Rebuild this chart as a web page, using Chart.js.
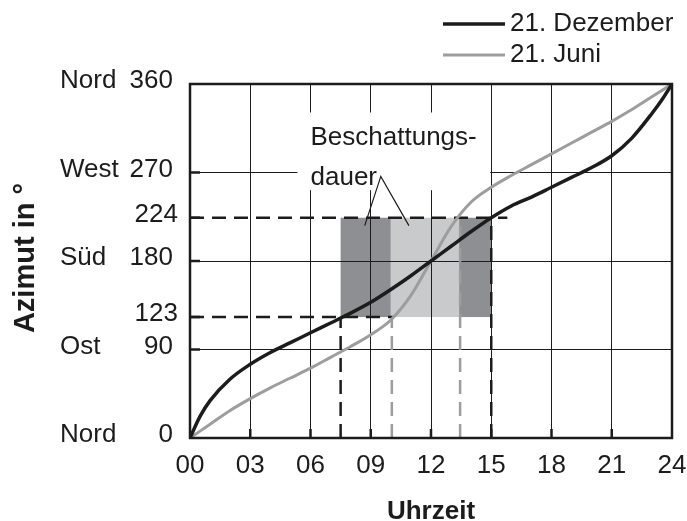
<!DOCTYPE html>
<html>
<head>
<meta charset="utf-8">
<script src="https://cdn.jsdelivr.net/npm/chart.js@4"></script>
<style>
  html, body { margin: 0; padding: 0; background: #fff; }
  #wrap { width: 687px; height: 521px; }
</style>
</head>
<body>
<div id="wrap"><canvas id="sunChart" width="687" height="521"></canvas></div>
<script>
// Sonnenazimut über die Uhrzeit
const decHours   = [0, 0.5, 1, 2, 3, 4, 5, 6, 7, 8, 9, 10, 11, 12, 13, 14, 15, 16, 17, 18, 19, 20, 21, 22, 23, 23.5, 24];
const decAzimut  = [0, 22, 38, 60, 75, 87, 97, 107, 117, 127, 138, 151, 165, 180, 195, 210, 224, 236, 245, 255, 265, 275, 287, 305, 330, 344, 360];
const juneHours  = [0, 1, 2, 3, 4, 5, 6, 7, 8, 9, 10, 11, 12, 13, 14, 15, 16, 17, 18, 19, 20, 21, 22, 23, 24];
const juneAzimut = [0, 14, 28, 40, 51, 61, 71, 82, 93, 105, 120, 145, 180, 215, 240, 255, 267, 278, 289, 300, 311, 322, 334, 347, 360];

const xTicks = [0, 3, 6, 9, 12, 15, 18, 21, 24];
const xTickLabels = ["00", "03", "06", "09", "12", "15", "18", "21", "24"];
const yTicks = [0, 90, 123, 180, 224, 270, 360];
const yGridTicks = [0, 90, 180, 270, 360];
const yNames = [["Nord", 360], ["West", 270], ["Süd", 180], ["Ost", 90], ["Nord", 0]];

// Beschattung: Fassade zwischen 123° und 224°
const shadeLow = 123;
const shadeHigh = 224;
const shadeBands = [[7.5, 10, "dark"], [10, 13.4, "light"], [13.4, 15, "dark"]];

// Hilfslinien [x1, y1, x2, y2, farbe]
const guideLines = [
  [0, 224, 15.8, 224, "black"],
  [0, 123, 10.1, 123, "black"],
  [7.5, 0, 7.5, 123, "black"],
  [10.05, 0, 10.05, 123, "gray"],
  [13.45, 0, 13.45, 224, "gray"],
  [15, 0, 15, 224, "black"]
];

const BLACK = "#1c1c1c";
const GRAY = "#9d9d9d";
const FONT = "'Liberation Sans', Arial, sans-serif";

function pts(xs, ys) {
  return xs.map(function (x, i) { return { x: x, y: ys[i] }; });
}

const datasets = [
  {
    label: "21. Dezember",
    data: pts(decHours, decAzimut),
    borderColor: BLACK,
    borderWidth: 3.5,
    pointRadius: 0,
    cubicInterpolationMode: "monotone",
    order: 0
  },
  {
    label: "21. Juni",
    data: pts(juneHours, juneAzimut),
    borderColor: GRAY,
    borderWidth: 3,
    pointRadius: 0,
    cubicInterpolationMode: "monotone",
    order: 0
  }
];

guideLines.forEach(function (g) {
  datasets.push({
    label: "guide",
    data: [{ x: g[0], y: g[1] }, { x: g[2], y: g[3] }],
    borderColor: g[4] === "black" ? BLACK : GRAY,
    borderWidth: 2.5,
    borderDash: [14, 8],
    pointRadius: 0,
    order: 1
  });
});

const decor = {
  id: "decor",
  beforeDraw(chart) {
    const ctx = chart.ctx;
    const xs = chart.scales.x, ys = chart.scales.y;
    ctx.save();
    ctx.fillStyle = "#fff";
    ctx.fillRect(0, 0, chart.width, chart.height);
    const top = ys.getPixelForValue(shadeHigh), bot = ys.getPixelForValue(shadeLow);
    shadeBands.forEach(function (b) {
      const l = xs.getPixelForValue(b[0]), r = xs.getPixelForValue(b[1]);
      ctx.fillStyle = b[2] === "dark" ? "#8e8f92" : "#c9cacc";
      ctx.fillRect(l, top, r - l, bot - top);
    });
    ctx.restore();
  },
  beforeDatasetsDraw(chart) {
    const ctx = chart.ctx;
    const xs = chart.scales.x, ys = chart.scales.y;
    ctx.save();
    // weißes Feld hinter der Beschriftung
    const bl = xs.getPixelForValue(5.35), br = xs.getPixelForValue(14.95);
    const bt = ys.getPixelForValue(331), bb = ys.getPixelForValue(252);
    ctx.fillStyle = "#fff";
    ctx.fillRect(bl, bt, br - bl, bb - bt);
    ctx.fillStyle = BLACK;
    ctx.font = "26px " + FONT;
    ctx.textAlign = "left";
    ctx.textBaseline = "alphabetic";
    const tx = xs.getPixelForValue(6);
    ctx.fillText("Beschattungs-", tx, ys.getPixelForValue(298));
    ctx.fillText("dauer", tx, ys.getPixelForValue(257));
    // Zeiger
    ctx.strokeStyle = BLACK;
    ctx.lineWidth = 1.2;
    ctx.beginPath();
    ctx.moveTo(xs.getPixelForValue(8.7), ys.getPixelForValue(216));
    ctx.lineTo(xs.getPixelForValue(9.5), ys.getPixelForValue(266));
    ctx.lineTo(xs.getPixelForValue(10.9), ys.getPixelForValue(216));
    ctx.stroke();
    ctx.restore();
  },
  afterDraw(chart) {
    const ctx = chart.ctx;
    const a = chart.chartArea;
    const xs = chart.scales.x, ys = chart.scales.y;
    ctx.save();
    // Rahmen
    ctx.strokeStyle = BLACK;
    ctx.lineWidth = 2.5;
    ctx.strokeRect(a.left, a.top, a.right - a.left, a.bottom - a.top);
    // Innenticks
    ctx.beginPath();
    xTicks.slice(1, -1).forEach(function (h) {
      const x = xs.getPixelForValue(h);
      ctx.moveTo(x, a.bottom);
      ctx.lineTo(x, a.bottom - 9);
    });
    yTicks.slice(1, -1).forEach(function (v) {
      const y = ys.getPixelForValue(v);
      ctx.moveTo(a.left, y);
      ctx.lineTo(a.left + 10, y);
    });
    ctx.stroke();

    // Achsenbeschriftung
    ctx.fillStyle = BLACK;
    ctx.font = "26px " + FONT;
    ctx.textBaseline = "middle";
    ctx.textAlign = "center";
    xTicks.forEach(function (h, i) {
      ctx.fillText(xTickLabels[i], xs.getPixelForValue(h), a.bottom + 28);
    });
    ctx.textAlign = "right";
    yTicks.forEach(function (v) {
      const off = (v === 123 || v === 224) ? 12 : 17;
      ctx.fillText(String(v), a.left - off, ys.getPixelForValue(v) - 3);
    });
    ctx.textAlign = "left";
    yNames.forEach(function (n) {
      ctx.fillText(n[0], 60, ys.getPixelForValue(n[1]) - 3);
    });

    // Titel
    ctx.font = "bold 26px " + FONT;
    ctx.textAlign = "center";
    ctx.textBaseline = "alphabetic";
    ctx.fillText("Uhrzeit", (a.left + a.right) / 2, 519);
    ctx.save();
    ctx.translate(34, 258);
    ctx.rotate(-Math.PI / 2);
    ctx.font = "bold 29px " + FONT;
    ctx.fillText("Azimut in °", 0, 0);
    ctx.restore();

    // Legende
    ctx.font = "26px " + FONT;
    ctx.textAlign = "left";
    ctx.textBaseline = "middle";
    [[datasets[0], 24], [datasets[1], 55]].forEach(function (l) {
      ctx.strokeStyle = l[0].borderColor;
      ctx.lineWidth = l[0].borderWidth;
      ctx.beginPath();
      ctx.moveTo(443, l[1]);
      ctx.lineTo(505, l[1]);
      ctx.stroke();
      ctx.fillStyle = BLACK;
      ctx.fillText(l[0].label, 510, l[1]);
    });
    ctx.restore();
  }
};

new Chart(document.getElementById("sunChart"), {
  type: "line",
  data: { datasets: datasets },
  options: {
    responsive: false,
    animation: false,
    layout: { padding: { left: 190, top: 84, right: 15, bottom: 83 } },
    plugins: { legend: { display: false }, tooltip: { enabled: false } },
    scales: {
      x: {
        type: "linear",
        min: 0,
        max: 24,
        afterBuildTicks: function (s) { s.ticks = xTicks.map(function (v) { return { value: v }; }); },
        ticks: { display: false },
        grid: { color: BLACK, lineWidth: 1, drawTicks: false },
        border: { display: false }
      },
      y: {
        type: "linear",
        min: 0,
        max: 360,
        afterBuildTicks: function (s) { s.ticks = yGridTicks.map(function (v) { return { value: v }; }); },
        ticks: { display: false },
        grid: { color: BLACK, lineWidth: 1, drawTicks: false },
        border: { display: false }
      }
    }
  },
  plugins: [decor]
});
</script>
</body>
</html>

(Your objective) Repeat the lines exactly as they stand, from the opening line of the data through the line with "334, 347, 360];". Pictures stay out of the copy.

(Response to the task)
Rebuild this chart as a web page, using Chart.js.
<!DOCTYPE html>
<html>
<head>
<meta charset="utf-8">
<script src="https://cdn.jsdelivr.net/npm/chart.js@4"></script>
<style>
  html, body { margin: 0; padding: 0; background: #fff; }
  #wrap { width: 687px; height: 521px; }
</style>
</head>
<body>
<div id="wrap"><canvas id="sunChart" width="687" height="521"></canvas></div>
<script>
// Sonnenazimut über die Uhrzeit
const decHours   = [0, 0.5, 1, 2, 3, 4, 5, 6, 7, 8, 9, 10, 11, 12, 13, 14, 15, 16, 17, 18, 19, 20, 21, 22, 23, 23.5, 24];
const decAzimut  = [0, 22, 38, 60, 75, 87, 97, 107, 117, 127, 138, 151, 165, 180, 195, 210, 224, 236, 245, 255, 265, 275, 287, 305, 330, 344, 360];
const juneHours  = [0, 1, 2, 3, 4, 5, 6, 7, 8, 9, 10, 11, 12, 13, 14, 15, 16, 17, 18, 19, 20, 21, 22, 23, 24];
const juneAzimut = [0, 14, 28, 40, 51, 61, 71, 82, 93, 105, 120, 145, 180, 215, 240, 255, 267, 278, 289, 300, 311, 322, 334, 347, 360];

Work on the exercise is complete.